Information provided
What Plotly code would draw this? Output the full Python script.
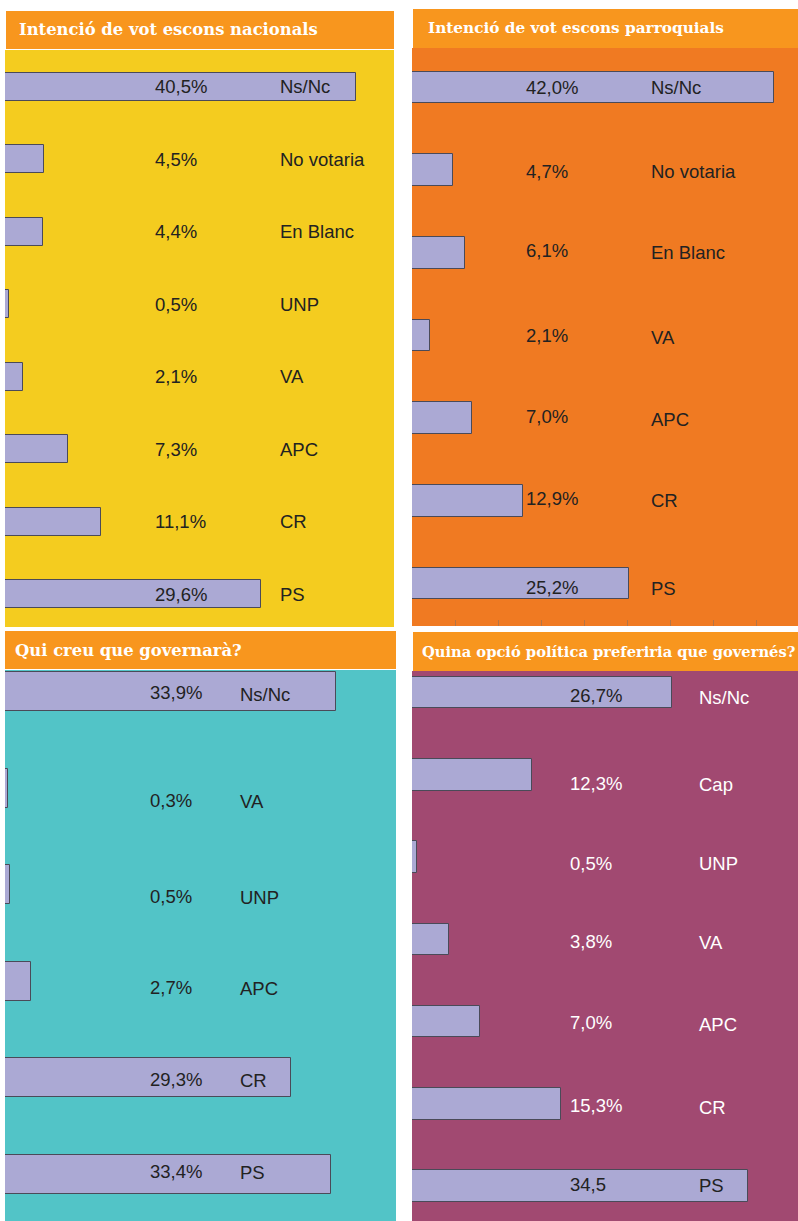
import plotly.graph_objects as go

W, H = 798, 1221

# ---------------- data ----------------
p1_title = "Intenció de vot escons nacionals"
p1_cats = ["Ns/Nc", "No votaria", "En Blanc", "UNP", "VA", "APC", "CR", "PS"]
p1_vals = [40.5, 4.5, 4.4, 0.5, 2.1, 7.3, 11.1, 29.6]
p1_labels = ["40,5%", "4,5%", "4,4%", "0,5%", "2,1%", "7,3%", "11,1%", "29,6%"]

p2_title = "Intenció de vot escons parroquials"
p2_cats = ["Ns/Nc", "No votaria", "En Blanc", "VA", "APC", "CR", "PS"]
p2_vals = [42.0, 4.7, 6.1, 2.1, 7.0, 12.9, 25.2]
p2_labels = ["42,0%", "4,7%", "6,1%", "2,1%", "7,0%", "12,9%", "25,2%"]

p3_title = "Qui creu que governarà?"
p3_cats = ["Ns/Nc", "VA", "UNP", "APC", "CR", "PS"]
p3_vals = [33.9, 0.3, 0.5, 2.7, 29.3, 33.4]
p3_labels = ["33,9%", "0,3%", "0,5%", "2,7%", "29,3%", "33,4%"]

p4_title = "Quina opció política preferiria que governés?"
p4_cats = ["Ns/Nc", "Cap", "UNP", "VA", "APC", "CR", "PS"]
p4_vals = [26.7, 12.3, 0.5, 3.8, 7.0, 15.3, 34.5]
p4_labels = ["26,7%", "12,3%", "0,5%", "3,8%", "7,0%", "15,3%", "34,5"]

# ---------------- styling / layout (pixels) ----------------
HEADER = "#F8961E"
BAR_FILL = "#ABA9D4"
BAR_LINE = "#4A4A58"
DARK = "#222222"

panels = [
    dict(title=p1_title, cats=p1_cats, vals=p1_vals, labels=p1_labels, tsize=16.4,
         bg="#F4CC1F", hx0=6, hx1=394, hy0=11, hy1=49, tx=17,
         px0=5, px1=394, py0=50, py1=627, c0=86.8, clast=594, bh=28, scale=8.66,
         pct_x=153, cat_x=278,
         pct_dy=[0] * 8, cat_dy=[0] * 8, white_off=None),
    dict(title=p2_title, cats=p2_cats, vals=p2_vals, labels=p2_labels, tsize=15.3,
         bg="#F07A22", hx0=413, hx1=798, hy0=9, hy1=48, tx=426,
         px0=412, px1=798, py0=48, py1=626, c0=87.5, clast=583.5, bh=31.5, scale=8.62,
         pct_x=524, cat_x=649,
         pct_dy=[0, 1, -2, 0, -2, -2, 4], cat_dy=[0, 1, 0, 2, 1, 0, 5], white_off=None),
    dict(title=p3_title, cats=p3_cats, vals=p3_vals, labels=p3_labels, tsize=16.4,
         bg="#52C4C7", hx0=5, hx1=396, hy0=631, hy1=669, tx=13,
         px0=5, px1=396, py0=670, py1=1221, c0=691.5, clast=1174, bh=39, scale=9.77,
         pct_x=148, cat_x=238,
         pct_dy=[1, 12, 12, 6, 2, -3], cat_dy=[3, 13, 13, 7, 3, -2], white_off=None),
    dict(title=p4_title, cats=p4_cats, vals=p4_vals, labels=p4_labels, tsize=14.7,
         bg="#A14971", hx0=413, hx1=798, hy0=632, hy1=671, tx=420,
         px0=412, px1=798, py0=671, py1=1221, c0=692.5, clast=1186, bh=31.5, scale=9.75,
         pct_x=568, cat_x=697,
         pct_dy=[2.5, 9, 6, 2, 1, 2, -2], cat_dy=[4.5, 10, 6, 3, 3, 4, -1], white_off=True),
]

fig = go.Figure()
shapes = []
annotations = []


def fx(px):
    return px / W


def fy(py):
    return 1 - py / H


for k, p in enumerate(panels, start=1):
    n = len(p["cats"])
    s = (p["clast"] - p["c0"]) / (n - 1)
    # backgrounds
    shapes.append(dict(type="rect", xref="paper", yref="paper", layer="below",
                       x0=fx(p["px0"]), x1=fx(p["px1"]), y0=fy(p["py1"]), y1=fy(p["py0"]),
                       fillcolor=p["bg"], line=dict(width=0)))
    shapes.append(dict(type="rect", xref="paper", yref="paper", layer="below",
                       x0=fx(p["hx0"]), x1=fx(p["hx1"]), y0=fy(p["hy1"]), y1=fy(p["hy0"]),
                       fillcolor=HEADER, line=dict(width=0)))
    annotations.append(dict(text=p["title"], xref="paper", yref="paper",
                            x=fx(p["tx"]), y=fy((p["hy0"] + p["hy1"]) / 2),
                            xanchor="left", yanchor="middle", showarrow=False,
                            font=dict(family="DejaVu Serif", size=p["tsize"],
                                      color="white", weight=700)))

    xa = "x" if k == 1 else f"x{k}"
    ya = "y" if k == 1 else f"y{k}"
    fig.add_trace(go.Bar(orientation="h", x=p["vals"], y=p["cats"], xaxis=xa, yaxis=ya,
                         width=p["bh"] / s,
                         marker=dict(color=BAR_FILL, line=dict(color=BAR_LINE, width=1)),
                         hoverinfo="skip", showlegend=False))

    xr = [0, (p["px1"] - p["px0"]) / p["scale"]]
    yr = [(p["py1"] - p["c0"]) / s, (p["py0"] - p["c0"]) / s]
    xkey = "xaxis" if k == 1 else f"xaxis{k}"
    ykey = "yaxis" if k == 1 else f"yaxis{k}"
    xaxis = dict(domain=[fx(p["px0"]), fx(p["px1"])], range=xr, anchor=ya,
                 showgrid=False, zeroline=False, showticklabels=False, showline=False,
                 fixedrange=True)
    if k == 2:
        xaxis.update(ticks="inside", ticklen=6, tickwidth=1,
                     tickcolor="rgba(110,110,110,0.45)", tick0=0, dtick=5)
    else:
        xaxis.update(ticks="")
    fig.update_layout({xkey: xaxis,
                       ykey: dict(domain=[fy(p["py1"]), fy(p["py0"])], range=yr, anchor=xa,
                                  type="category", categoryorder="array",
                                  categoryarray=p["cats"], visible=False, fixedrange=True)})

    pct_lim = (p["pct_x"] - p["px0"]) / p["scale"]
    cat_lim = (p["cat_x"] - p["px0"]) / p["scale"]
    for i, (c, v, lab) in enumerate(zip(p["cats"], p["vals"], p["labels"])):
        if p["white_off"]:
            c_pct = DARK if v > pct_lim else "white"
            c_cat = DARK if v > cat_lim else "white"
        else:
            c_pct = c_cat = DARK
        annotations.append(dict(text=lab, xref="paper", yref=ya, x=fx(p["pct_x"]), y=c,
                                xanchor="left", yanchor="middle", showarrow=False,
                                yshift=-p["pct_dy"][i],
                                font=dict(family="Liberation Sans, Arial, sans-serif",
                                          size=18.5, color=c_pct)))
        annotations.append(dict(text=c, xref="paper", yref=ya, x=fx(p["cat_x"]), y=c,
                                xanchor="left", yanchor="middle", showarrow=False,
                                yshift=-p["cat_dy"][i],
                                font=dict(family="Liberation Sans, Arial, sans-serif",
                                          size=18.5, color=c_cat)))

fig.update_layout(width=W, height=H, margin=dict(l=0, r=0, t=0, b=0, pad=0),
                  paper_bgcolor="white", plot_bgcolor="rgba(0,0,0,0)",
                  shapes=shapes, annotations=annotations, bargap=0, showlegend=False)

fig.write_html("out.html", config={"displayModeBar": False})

Stated goal
Pictures are excluded; copy all other data exactly as shown.

Written response
What Plotly code would draw this? Output the full Python script.
import plotly.graph_objects as go

W, H = 798, 1221

# ---------------- data ----------------
p1_title = "Intenció de vot escons nacionals"
p1_cats = ["Ns/Nc", "No votaria", "En Blanc", "UNP", "VA", "APC", "CR", "PS"]
p1_vals = [40.5, 4.5, 4.4, 0.5, 2.1, 7.3, 11.1, 29.6]
p1_labels = ["40,5%", "4,5%", "4,4%", "0,5%", "2,1%", "7,3%", "11,1%", "29,6%"]

p2_title = "Intenció de vot escons parroquials"
p2_cats = ["Ns/Nc", "No votaria", "En Blanc", "VA", "APC", "CR", "PS"]
p2_vals = [42.0, 4.7, 6.1, 2.1, 7.0, 12.9, 25.2]
p2_labels = ["42,0%", "4,7%", "6,1%", "2,1%", "7,0%", "12,9%", "25,2%"]

p3_title = "Qui creu que governarà?"
p3_cats = ["Ns/Nc", "VA", "UNP", "APC", "CR", "PS"]
p3_vals = [33.9, 0.3, 0.5, 2.7, 29.3, 33.4]
p3_labels = ["33,9%", "0,3%", "0,5%", "2,7%", "29,3%", "33,4%"]

p4_title = "Quina opció política preferiria que governés?"
p4_cats = ["Ns/Nc", "Cap", "UNP", "VA", "APC", "CR", "PS"]
p4_vals = [26.7, 12.3, 0.5, 3.8, 7.0, 15.3, 34.5]
p4_labels = ["26,7%", "12,3%", "0,5%", "3,8%", "7,0%", "15,3%", "34,5"]

# ---------------- styling / layout (pixels) ----------------
HEADER = "#F8961E"
BAR_FILL = "#ABA9D4"
BAR_LINE = "#4A4A58"
DARK = "#222222"

panels = [
    dict(title=p1_title, cats=p1_cats, vals=p1_vals, labels=p1_labels, tsize=16.4,
         bg="#F4CC1F", hx0=6, hx1=394, hy0=11, hy1=49, tx=17,
         px0=5, px1=394, py0=50, py1=627, c0=86.8, clast=594, bh=28, scale=8.66,
         pct_x=153, cat_x=278,
         pct_dy=[0] * 8, cat_dy=[0] * 8, white_off=None),
    dict(title=p2_title, cats=p2_cats, vals=p2_vals, labels=p2_labels, tsize=15.3,
         bg="#F07A22", hx0=413, hx1=798, hy0=9, hy1=48, tx=426,
         px0=412, px1=798, py0=48, py1=626, c0=87.5, clast=583.5, bh=31.5, scale=8.62,
         pct_x=524, cat_x=649,
         pct_dy=[0, 1, -2, 0, -2, -2, 4], cat_dy=[0, 1, 0, 2, 1, 0, 5], white_off=None),
    dict(title=p3_title, cats=p3_cats, vals=p3_vals, labels=p3_labels, tsize=16.4,
         bg="#52C4C7", hx0=5, hx1=396, hy0=631, hy1=669, tx=13,
         px0=5, px1=396, py0=670, py1=1221, c0=691.5, clast=1174, bh=39, scale=9.77,
         pct_x=148, cat_x=238,
         pct_dy=[1, 12, 12, 6, 2, -3], cat_dy=[3, 13, 13, 7, 3, -2], white_off=None),
    dict(title=p4_title, cats=p4_cats, vals=p4_vals, labels=p4_labels, tsize=14.7,
         bg="#A14971", hx0=413, hx1=798, hy0=632, hy1=671, tx=420,
         px0=412, px1=798, py0=671, py1=1221, c0=692.5, clast=1186, bh=31.5, scale=9.75,
         pct_x=568, cat_x=697,
         pct_dy=[2.5, 9, 6, 2, 1, 2, -2], cat_dy=[4.5, 10, 6, 3, 3, 4, -1], white_off=True),
]

fig = go.Figure()
shapes = []
annotations = []


def fx(px):
    return px / W


def fy(py):
    return 1 - py / H


for k, p in enumerate(panels, start=1):
    n = len(p["cats"])
    s = (p["clast"] - p["c0"]) / (n - 1)
    # backgrounds
    shapes.append(dict(type="rect", xref="paper", yref="paper", layer="below",
                       x0=fx(p["px0"]), x1=fx(p["px1"]), y0=fy(p["py1"]), y1=fy(p["py0"]),
                       fillcolor=p["bg"], line=dict(width=0)))
    shapes.append(dict(type="rect", xref="paper", yref="paper", layer="below",
                       x0=fx(p["hx0"]), x1=fx(p["hx1"]), y0=fy(p["hy1"]), y1=fy(p["hy0"]),
                       fillcolor=HEADER, line=dict(width=0)))
    annotations.append(dict(text=p["title"], xref="paper", yref="paper",
                            x=fx(p["tx"]), y=fy((p["hy0"] + p["hy1"]) / 2),
                            xanchor="left", yanchor="middle", showarrow=False,
                            font=dict(family="DejaVu Serif", size=p["tsize"],
                                      color="white", weight=700)))

    xa = "x" if k == 1 else f"x{k}"
    ya = "y" if k == 1 else f"y{k}"
    fig.add_trace(go.Bar(orientation="h", x=p["vals"], y=p["cats"], xaxis=xa, yaxis=ya,
                         width=p["bh"] / s,
                         marker=dict(color=BAR_FILL, line=dict(color=BAR_LINE, width=1)),
                         hoverinfo="skip", showlegend=False))

    xr = [0, (p["px1"] - p["px0"]) / p["scale"]]
    yr = [(p["py1"] - p["c0"]) / s, (p["py0"] - p["c0"]) / s]
    xkey = "xaxis" if k == 1 else f"xaxis{k}"
    ykey = "yaxis" if k == 1 else f"yaxis{k}"
    xaxis = dict(domain=[fx(p["px0"]), fx(p["px1"])], range=xr, anchor=ya,
                 showgrid=False, zeroline=False, showticklabels=False, showline=False,
                 fixedrange=True)
    if k == 2:
        xaxis.update(ticks="inside", ticklen=6, tickwidth=1,
                     tickcolor="rgba(110,110,110,0.45)", tick0=0, dtick=5)
    else:
        xaxis.update(ticks="")
    fig.update_layout({xkey: xaxis,
                       ykey: dict(domain=[fy(p["py1"]), fy(p["py0"])], range=yr, anchor=xa,
                                  type="category", categoryorder="array",
                                  categoryarray=p["cats"], visible=False, fixedrange=True)})

    pct_lim = (p["pct_x"] - p["px0"]) / p["scale"]
    cat_lim = (p["cat_x"] - p["px0"]) / p["scale"]
    for i, (c, v, lab) in enumerate(zip(p["cats"], p["vals"], p["labels"])):
        if p["white_off"]:
            c_pct = DARK if v > pct_lim else "white"
            c_cat = DARK if v > cat_lim else "white"
        else:
            c_pct = c_cat = DARK
        annotations.append(dict(text=lab, xref="paper", yref=ya, x=fx(p["pct_x"]), y=c,
                                xanchor="left", yanchor="middle", showarrow=False,
                                yshift=-p["pct_dy"][i],
                                font=dict(family="Liberation Sans, Arial, sans-serif",
                                          size=18.5, color=c_pct)))
        annotations.append(dict(text=c, xref="paper", yref=ya, x=fx(p["cat_x"]), y=c,
                                xanchor="left", yanchor="middle", showarrow=False,
                                yshift=-p["cat_dy"][i],
                                font=dict(family="Liberation Sans, Arial, sans-serif",
                                          size=18.5, color=c_cat)))

fig.update_layout(width=W, height=H, margin=dict(l=0, r=0, t=0, b=0, pad=0),
                  paper_bgcolor="white", plot_bgcolor="rgba(0,0,0,0)",
                  shapes=shapes, annotations=annotations, bargap=0, showlegend=False)

fig.write_html("out.html", config={"displayModeBar": False})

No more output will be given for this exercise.